Aigrefin, héros, aventureux, rigide et dégingandé, Hans Bringolf a recomposé son existence dans une autobiographie qui avance à la vitesse du cavalier qu’il fut. L’auteur est le type du héros contemporain : il n’est pas gêné aux entournures par les componctions d’une certaine morale ou d’une morale certaine. Bien des seuils d‘accès à l’altérité sont présents dans sa vie qu’il retrace viscéralement à travers l’écriture. Elle va droit devant pour secouer le lecteur.
Cendrars s’y n’est pas trompé. Il choisit ce texte pour lancer sa collection des « têtes brûlées ». Et il ne pouvait pas mieux tomber. Faussaire à ses heures, l’auteur ignore la peur. A mi-chemin entre le texte narratif et la matière d’un panégyrique de rêve, ce texte montre bien l’écart qui perdure entre le héros et le monde ainsi que la sorte de culpabilité constante qui en découle.

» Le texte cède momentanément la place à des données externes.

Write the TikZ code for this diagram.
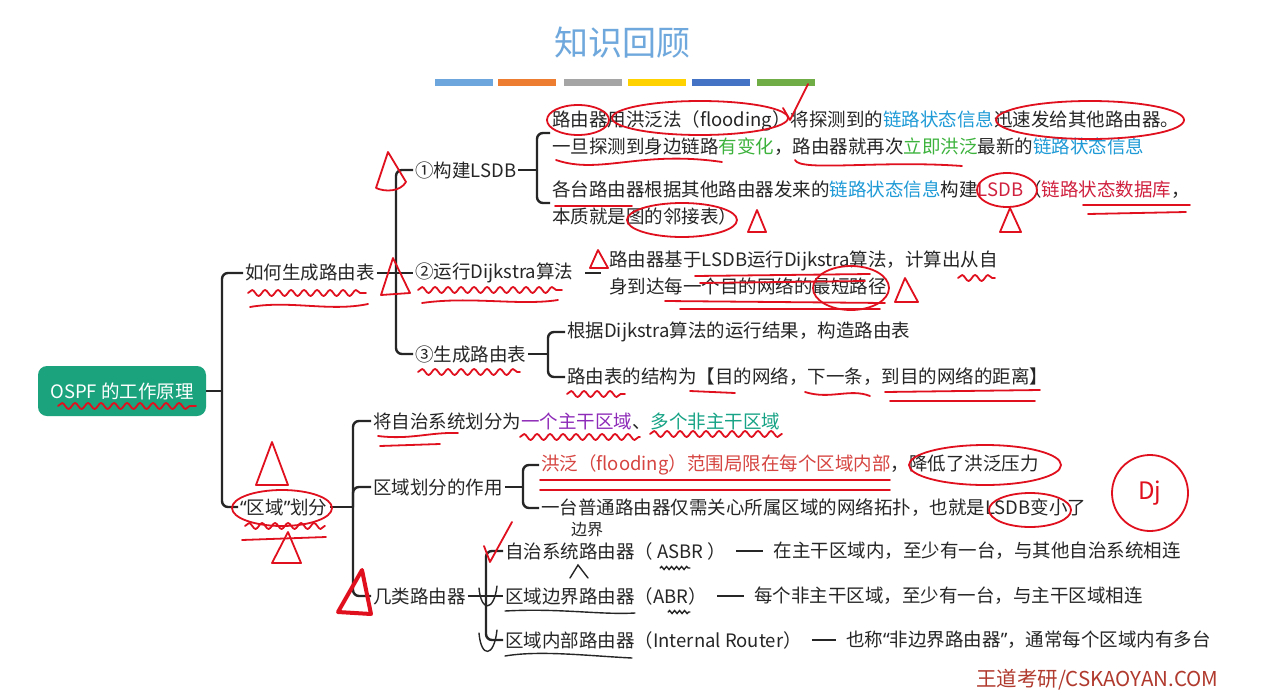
\documentclass[tikz,border=0pt]{standalone}
\usepackage{fontspec}
\setmainfont{Noto Sans CJK SC}
\newfontfamily\latinfont{Noto Sans}
\usetikzlibrary{positioning,decorations.pathmorphing}
\definecolor{titleblue}{HTML}{6FA8DC}
\definecolor{rootgreen}{HTML}{1AA37D}
\definecolor{infoblue}{HTML}{1E9AD6}
\definecolor{okgreen}{HTML}{3DB33D}
\definecolor{dbred}{HTML}{D0213F}
\definecolor{mainpurple}{HTML}{8E2BB8}
\definecolor{subteal}{HTML}{17A385}
\definecolor{floodred}{HTML}{D64541}
\definecolor{penred}{HTML}{E0101E}
\definecolor{markbrown}{HTML}{B03A2E}
\definecolor{barA}{HTML}{6CA6DC}
\definecolor{barB}{HTML}{ED7D31}
\definecolor{barC}{HTML}{A5A5A5}
\definecolor{barD}{HTML}{FFD200}
\definecolor{barE}{HTML}{4472C4}
\definecolor{barF}{HTML}{70AD47}
\newcommand{\hlblue}[1]{\textcolor{infoblue}{#1}}
\newcommand{\hlgreen}[1]{\textcolor{okgreen}{#1}}
\newcommand{\hlred}[1]{\textcolor{dbred}{#1}}
\newcommand{\qopen}{{\latinfont “}}
\newcommand{\qclose}{{\latinfont ”}}
\tikzset{
  topic/.style={anchor=west, inner sep=2pt, text=black!85, font=\fontsize{18.5}{27}\selectfont},
  leaf/.style={topic, align=left},
  rootbox/.style={fill=rootgreen, text=white, rounded corners=9pt, minimum width=168pt, minimum height=50pt, font=\fontsize{18.5}{22}\selectfont},
  link/.style={line width=2.4pt, black!85, rounded corners=6pt},
  dashlink/.style={line width=2.4pt, black!85, shorten <=8pt, shorten >=8pt},
  pen/.style={penred, line width=1.8pt, line cap=round, line join=round},
  wavy/.style={pen, decorate, decoration={snake, amplitude=3pt, segment length=13pt}},
  ink/.style={black!85, line width=1.4pt, line cap=round},
}

\begin{document}
\begin{tikzpicture}[x=1pt, y=-1pt]
  \useasboundingbox (0,0) rectangle (1266,699);
  \fill[white] (0,0) rectangle (1266,699);
  % title and colour bars
  \node[text=titleblue, font=\fontsize{34}{40}\selectfont] (title) at (622,43) {知识回顾};
  \fill[barA] (435,79) rectangle (493,86);
  \fill[barB] (498,79) rectangle (556,86);
  \fill[barC] (564,79) rectangle (622,86);
  \fill[barD] (628,79) rectangle (686,86);
  \fill[barE] (692,79) rectangle (750,86);
  \fill[barF] (757,79) rectangle (815,86);

  % root and main topics
  \node[rootbox] (root) at (122,391) {OSPF 的工作原理};
  \node[topic] (howto) at (243,273) {如何生成路由表};
  \node[topic] (area) at (238,507) {\qopen 区域\qclose 划分};
  \coordinate (trunk) at (222,391);
  \draw[link] (root.east) -- (trunk);
  \draw[link] (trunk) |- (howto.west);
  \draw[link] (trunk) |- (area.west);

  % how the routing table is built
  \node[topic] (lsdb) at (413,170) {①构建LSDB};
  \node[topic] (dij) at (413,273) {②运行Dijkstra算法};
  \node[topic] (rtab) at (413,354) {③生成路由表};
  \coordinate (spineA) at (396,273);
  \draw[link] (howto.east) -- (spineA);
  \draw[link] (spineA) |- (lsdb.west);
  \draw[link] (spineA) -- (dij.west);
  \draw[link] (spineA) |- (rtab.west);

  \node[leaf] (flood) at (550,133) {路由器用洪泛法（flooding）将探测到的\hlblue{链路状态信息}迅速发给其他路由器。\\
    一旦探测到身边链路\hlgreen{有变化}，路由器就再次\hlgreen{立即洪泛}最新的\hlblue{链路状态信息}};
  \node[leaf] (build) at (550,203) {各台路由器根据其他路由器发来的\hlblue{链路状态信息}构建\hlred{LSDB}（\hlred{链路状态数据库}，\\
    本质就是图的邻接表）};
  \coordinate (spineB) at (537,170);
  \draw[link] (lsdb.east) -- (spineB);
  \draw[link] (spineB) |- (flood.west);
  \draw[link] (spineB) |- (build.west);

  \node[leaf] (path) at (607,273) {路由器基于LSDB运行Dijkstra算法，计算出从自\\身到达每一个目的网络的最短路径};
  \draw[link, shorten <=10pt, shorten >=6pt] (dij.east) -- (path.west);

  \node[topic] (result) at (565,332) {根据Dijkstra算法的运行结果，构造路由表};
  \node[topic] (fields) at (565,377) {路由表的结构为【目的网络，下一条，到目的网络的距离】};
  \coordinate (spineC) at (548,354);
  \draw[link] (rtab.east) -- (spineC);
  \draw[link] (spineC) |- (result.west);
  \draw[link] (spineC) |- (fields.west);

  % area division
  \node[topic] (split) at (371,421) {将自治系统划分为\textcolor{mainpurple}{一个主干区域}、\textcolor{subteal}{多个非主干区域}};
  \node[topic] (role) at (371,487) {区域划分的作用};
  \node[topic] (kinds) at (371,596) {几类路由器};
  \coordinate (spineD) at (353,507);
  \draw[link] (area.east) -- (spineD);
  \draw[link] (spineD) |- (split.west);
  \draw[link] (spineD) |- (role.west);
  \draw[link] (spineD) |- (kinds.west);

  \node[topic] (limit) at (539,465) {\textcolor{floodred}{洪泛（flooding）范围局限在每个区域内部}，降低了洪泛压力};
  \node[topic] (small) at (539,508) {一台普通路由器仅需关心所属区域的网络拓扑，也就是LSDB变小了};
  \coordinate (spineE) at (523,487);
  \draw[link] (role.east) -- (spineE);
  \draw[link] (spineE) |- (limit.west);
  \draw[link] (spineE) |- (small.west);

  \node[topic] (asbr) at (503,551) {自治系统路由器（ ASBR ）};
  \node[topic] (abr) at (503,596) {区域边界路由器（ABR）};
  \node[topic] (intr) at (503,640) {区域内部路由器（Internal Router）};
  \coordinate (spineF) at (486,596);
  \draw[link] (kinds.east) -- (spineF);
  \draw[link] (spineF) |- (asbr.west);
  \draw[link] (spineF) -- (abr.west);
  \draw[link] (spineF) |- (intr.west);

  \node[topic, right=43pt of asbr] (asbrd) {在主干区域内，至少有一台，与其他自治系统相连};
  \node[topic, right=43pt of abr] (abrd) {每个非主干区域，至少有一台，与主干区域相连};
  \node[topic, right=40pt of intr] (intrd) {也称\qopen 非边界路由器\qclose ，通常每个区域内有多台};
  \draw[dashlink] (asbr.east) -- (asbrd.west);
  \draw[dashlink] (abr.east) -- (abrd.west);
  \draw[dashlink] (intr.east) -- (intrd.west);

  \node[anchor=east, text=markbrown, font=\fontsize{20.5}{24}\selectfont] (mark) at (1222,680) {王道考研/CSKAOYAN.COM};

  % hand-written marks
  \draw[pen] (578,120) ellipse [x radius=31pt, y radius=15pt];
  \draw[pen] (700,118) ellipse [x radius=88pt, y radius=17pt];
  \draw[pen] (783,108) -- (790,120) -- (808,84);
  \draw[pen] (1090,120) ellipse [x radius=94pt, y radius=19pt];
  \draw[pen] (556,160) .. controls (600,175) and (640,150) .. (722,162);
  \draw[pen] (795,160) .. controls (800,172) and (880,160) .. (962,166);
  \draw[pen] (555,206) -- (632,206);
  \draw[pen] (1007,190) ellipse [x radius=30pt, y radius=17pt];
  \draw[pen] (1010,208) -- (1000,232) -- (1021,232) -- cycle;
  \draw[pen] (1083,205) -- (1190,205);
  \draw[pen] (1088,214) -- (1186,212);
  \draw[pen] (682,220) ellipse [x radius=55pt, y radius=17pt];
  \draw[pen] (748,232) -- (757,210) -- (766,232) -- cycle;
  \draw[pen] (376,188) -- (388,152) -- (406,182) .. controls (400,192) and (385,192) .. (376,188);
  \draw[pen] (381,295) -- (393,258) -- (410,293) -- cycle;
  \draw[wavy] (248,293) -- (366,293);
  \draw[pen] (250,307) .. controls (290,300) and (330,312) .. (368,304);
  \draw[wavy] (418,290) -- (562,290);
  \draw[pen] (422,303) .. controls (470,296) and (520,306) .. (558,300);
  \draw[pen] (590,268) -- (598,250) -- (608,268) -- cycle;
  \draw[pen] (695,276) -- (870,274);
  \draw[pen] (700,283) -- (865,281);
  \draw[wavy] (958,278) -- (995,278);
  \draw[pen] (665,301) -- (885,303);
  \draw[pen] (680,309) -- (880,309);
  \draw[pen] (851,288) ellipse [x radius=38pt, y radius=22pt];
  \draw[pen] (895,302) -- (905,278) -- (918,302) -- cycle;
  \draw[wavy] (418,372) -- (520,372);
  \draw[wavy] (567,394) -- (625,394);
  \draw[pen] (690,391) -- (735,393);
  \draw[pen] (805,392) .. controls (830,400) and (850,388) .. (870,396);
  \draw[pen] (885,392) -- (1040,390);
  \draw[pen] (890,401) -- (1035,401);
  \draw[wavy] (58,406) -- (196,406);
  \draw[pen] (378,436) .. controls (410,440) and (430,432) .. (458,433);
  \draw[pen] (380,446) -- (440,444);
  \draw[wavy] (520,437) -- (640,437);
  \draw[wavy] (650,434) -- (782,434);
  \draw[pen] (540,480) -- (890,480);
  \draw[pen] (540,490) -- (890,490);
  \draw[pen] (985,465) ellipse [x radius=76pt, y radius=20pt];
  \draw[pen] (1030,510) ellipse [x radius=41pt, y radius=17pt];
  \draw[pen] (1150,493) circle [radius=38pt];
  \node[text=penred, font=\itshape\fontsize{24}{24}\selectfont] (dj) at (1150,493) {Dj};
  \draw[pen] (282,508) ellipse [x radius=50pt, y radius=18pt];
  \draw[pen] (256,485) -- (272,442) -- (288,485) -- cycle;
  \draw[wavy] (245,526) -- (325,526);
  \draw[pen] (242,540) -- (326,537);
  \draw[pen] (272,563) -- (288,532) -- (301,563) -- cycle;
  \draw[pen, line width=4pt] (338,612) -- (362,570) -- (371,614) -- cycle;
  \draw[pen] (484,546) -- (490,562) -- (512,522);
  \node[text=black!85, font=\fontsize{16}{16}\selectfont] (edge) at (587,530) {边界};
  \draw[ink] (570,578) -- (578,565) -- (588,578);
  \draw[ink, decorate, decoration={snake, amplitude=1.5pt, segment length=5pt}] (660,568) -- (690,568);
  \draw[ink, decorate, decoration={snake, amplitude=1.5pt, segment length=5pt}] (668,612) -- (690,612);
  \draw[ink] (505,611) .. controls (560,608) and (600,615) .. (635,613);
  \draw[ink] (505,656) .. controls (540,650) and (590,656) .. (632,658);
  \draw[ink] (479,588) .. controls (481,612) and (494,612) .. (497,586);
  \draw[ink] (479,633) .. controls (481,658) and (494,658) .. (497,630);
\end{tikzpicture}
\end{document}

On ne reviendra pas ici sur la propre histoire de l’auteur mais il n’en demeure pas moins que tout l’imaginaire de l’auteur — ou du moins une grande partie — tourne autour de cette quadrature d’un cercle à la fois vicié mais moteur de l’oeuvre. Cet écart d’ailleurs a joué en faveur de la modernité de l’œuvre . Son style à la fois tendu et bref est toujours en apparente connexion avec le réel le plus simple, le plus ordinaire comme le plus extraordinaire.
jean-paul gavard-perret
Hans Bringolf, Feu le lieutenant Bringolf, La Table Ronde, 2017, 444 p. — 10,20 €.